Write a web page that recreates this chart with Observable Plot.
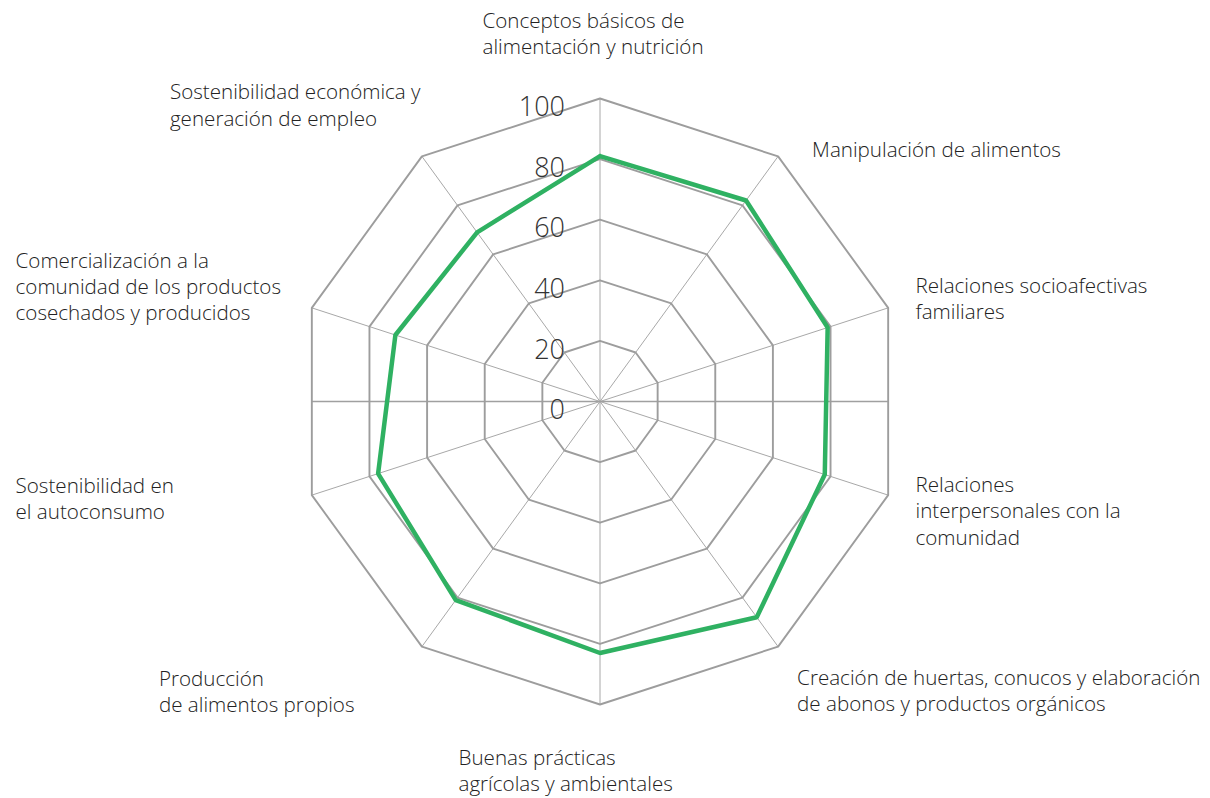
<!DOCTYPE html>
<html>
<head>
<meta charset="utf-8">
<script src="https://cdn.jsdelivr.net/npm/d3@7"></script>
<script src="https://cdn.jsdelivr.net/npm/@observablehq/plot@0.6"></script>
<style>
  html, body { margin: 0; padding: 0; background: #fff; }
  #chart { width: 1210px; height: 798px; }
</style>
</head>
<body>
<div id="chart"></div>
<script>
// ---- data ----
const categories = [
  "Conceptos básicos de\nalimentación y nutrición",
  "Manipulación de alimentos",
  "Relaciones socioafectivas\nfamiliares",
  "Relaciones\ninterpersonales con la\ncomunidad",
  "Creación de huertas, conucos y elaboración\nde abonos y productos orgánicos",
  "Buenas prácticas\nagrícolas y ambientales",
  "Producción\nde alimentos propios",
  "Sostenibilidad en\nel autoconsumo",
  "Comercialización a la\ncomunidad de los productos\ncosechados y producidos",
  "Sostenibilidad económica y\ngeneración de empleo"
];
const values = [81, 82, 79, 78, 88, 83, 81, 77, 71, 69];
const ticks = [0, 20, 40, 60, 80, 100];

// label offsets (pixels) from the tip of each axis at 100
const labelDx = [-117.5, 34, 27.3, 27.3, 19, -141.5, -263, -296.3, -296.3, -252];
const labelDy = [-89.5, -17.5, -33.5, -21.5, 20, 41.5, 21, -21, -58.5, -75.5];

// ---- geometry ----
const W = 1210, H = 798;
const cx = 599.5, cy = 401, R = 303; // pixel center and radius of 100
const k = R / 100;
const n = categories.length;
const ang = i => (i * 2 * Math.PI) / n;
const px = (i, v) => v * Math.sin(ang(i));
const py = (i, v) => v * Math.cos(ang(i));

const rings = ticks.filter(t => t > 0).flatMap(t =>
  d3.range(n).map(j => ({ t, x: px(j, t), y: py(j, t) }))
);
const spokes = categories.map((c, i) => ({ i, x2: px(i, 100), y2: py(i, 100) }));
const series = d3.range(n + 1).map(j => ({ x: px(j % n, values[j % n]), y: py(j % n, values[j % n]) }));
const labels = categories.map((c, i) => ({ c, i, x: px(i, 100), y: py(i, 100) }));
const tickLabels = ticks.map(t => ({ t, x: 0, y: t }));
const hw = 100 * Math.sin(ang(2));

const font = "'Open Sans', 'Noto Sans', sans-serif";

const plot = Plot.plot({
  width: W,
  height: H,
  margin: 0,
  x: { domain: [-cx / k, (W - cx) / k], range: [0, W], axis: null },
  y: { domain: [-(H - cy) / k, cy / k], range: [H, 0], axis: null },
  style: { fontFamily: font, background: "#fff" },
  marks: [
    Plot.link(spokes, { x1: 0, y1: 0, x2: "x2", y2: "y2", stroke: "#a8a8a8", strokeWidth: 1 }),
    Plot.link([{ a: -hw, b: hw }], { x1: "a", y1: 0, x2: "b", y2: 0, stroke: "#a0a0a0", strokeWidth: 1.3 }),
    Plot.line(rings, { x: "x", y: "y", z: "t", stroke: "#9d9d9d", strokeWidth: 1.9, curve: "linear-closed" }),
    Plot.text(tickLabels, {
      x: "x", y: "y", text: d => String(d.t), textAnchor: "end",
      dx: -35, dy: 9, fontSize: 27, fontWeight: 300, fill: "#333",
      fontStretch: "semi-condensed"
    }),
    Plot.line(series, { x: "x", y: "y", stroke: "#2fb162", strokeWidth: 4.5, strokeLinejoin: "miter" }),
    ...labels.map((d, i) => Plot.text([d], {
      x: "x", y: "y", text: "c", textAnchor: "start", lineAnchor: "top",
      dx: labelDx[i], dy: labelDy[i],
      fontSize: 20.6, fontWeight: 300, fill: "#222", lineHeight: 1.27
    }))
  ]
});

document.getElementById("chart").appendChild(plot);
</script>
</body>
</html>
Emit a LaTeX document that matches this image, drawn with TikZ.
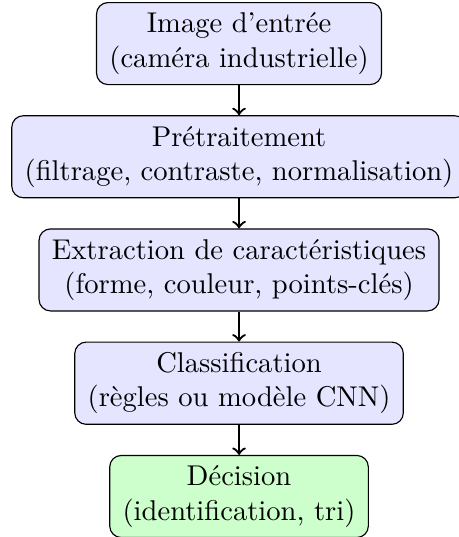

**Problem description:**
Copy out the records above in full, exactly as written, but not the pictures.

**Written response:**
Write a web page that recreates this chart with Observable Plot.
<!DOCTYPE html>
<html>
<head>
<meta charset="utf-8">
<script src="https://cdn.jsdelivr.net/npm/d3@7"></script>
<script src="https://cdn.jsdelivr.net/npm/@observablehq/plot@0.6"></script>
<style>
  html, body { margin: 0; padding: 0; background: #fff; }
  #chart { width: 1210px; height: 798px; }
</style>
</head>
<body>
<div id="chart"></div>
<script>
// ---- data ----
const categories = [
  "Conceptos básicos de\nalimentación y nutrición",
  "Manipulación de alimentos",
  "Relaciones socioafectivas\nfamiliares",
  "Relaciones\ninterpersonales con la\ncomunidad",
  "Creación de huertas, conucos y elaboración\nde abonos y productos orgánicos",
  "Buenas prácticas\nagrícolas y ambientales",
  "Producción\nde alimentos propios",
  "Sostenibilidad en\nel autoconsumo",
  "Comercialización a la\ncomunidad de los productos\ncosechados y producidos",
  "Sostenibilidad económica y\ngeneración de empleo"
];
const values = [81, 82, 79, 78, 88, 83, 81, 77, 71, 69];
const ticks = [0, 20, 40, 60, 80, 100];

// label offsets (pixels) from the tip of each axis at 100
const labelDx = [-117.5, 34, 27.3, 27.3, 19, -141.5, -263, -296.3, -296.3, -252];
const labelDy = [-89.5, -17.5, -33.5, -21.5, 20, 41.5, 21, -21, -58.5, -75.5];

// ---- geometry ----
const W = 1210, H = 798;
const cx = 599.5, cy = 401, R = 303; // pixel center and radius of 100
const k = R / 100;
const n = categories.length;
const ang = i => (i * 2 * Math.PI) / n;
const px = (i, v) => v * Math.sin(ang(i));
const py = (i, v) => v * Math.cos(ang(i));

const rings = ticks.filter(t => t > 0).flatMap(t =>
  d3.range(n).map(j => ({ t, x: px(j, t), y: py(j, t) }))
);
const spokes = categories.map((c, i) => ({ i, x2: px(i, 100), y2: py(i, 100) }));
const series = d3.range(n + 1).map(j => ({ x: px(j % n, values[j % n]), y: py(j % n, values[j % n]) }));
const labels = categories.map((c, i) => ({ c, i, x: px(i, 100), y: py(i, 100) }));
const tickLabels = ticks.map(t => ({ t, x: 0, y: t }));
const hw = 100 * Math.sin(ang(2));

const font = "'Open Sans', 'Noto Sans', sans-serif";

const plot = Plot.plot({
  width: W,
  height: H,
  margin: 0,
  x: { domain: [-cx / k, (W - cx) / k], range: [0, W], axis: null },
  y: { domain: [-(H - cy) / k, cy / k], range: [H, 0], axis: null },
  style: { fontFamily: font, background: "#fff" },
  marks: [
    Plot.link(spokes, { x1: 0, y1: 0, x2: "x2", y2: "y2", stroke: "#a8a8a8", strokeWidth: 1 }),
    Plot.link([{ a: -hw, b: hw }], { x1: "a", y1: 0, x2: "b", y2: 0, stroke: "#a0a0a0", strokeWidth: 1.3 }),
    Plot.line(rings, { x: "x", y: "y", z: "t", stroke: "#9d9d9d", strokeWidth: 1.9, curve: "linear-closed" }),
    Plot.text(tickLabels, {
      x: "x", y: "y", text: d => String(d.t), textAnchor: "end",
      dx: -35, dy: 9, fontSize: 27, fontWeight: 300, fill: "#333",
      fontStretch: "semi-condensed"
    }),
    Plot.line(series, { x: "x", y: "y", stroke: "#2fb162", strokeWidth: 4.5, strokeLinejoin: "miter" }),
    ...labels.map((d, i) => Plot.text([d], {
      x: "x", y: "y", text: "c", textAnchor: "start", lineAnchor: "top",
      dx: labelDx[i], dy: labelDy[i],
      fontSize: 20.6, fontWeight: 300, fill: "#222", lineHeight: 1.27
    }))
  ]
});

document.getElementById("chart").appendChild(plot);
</script>
</body>
</html>
Emit a LaTeX document that matches this image, drawn with TikZ.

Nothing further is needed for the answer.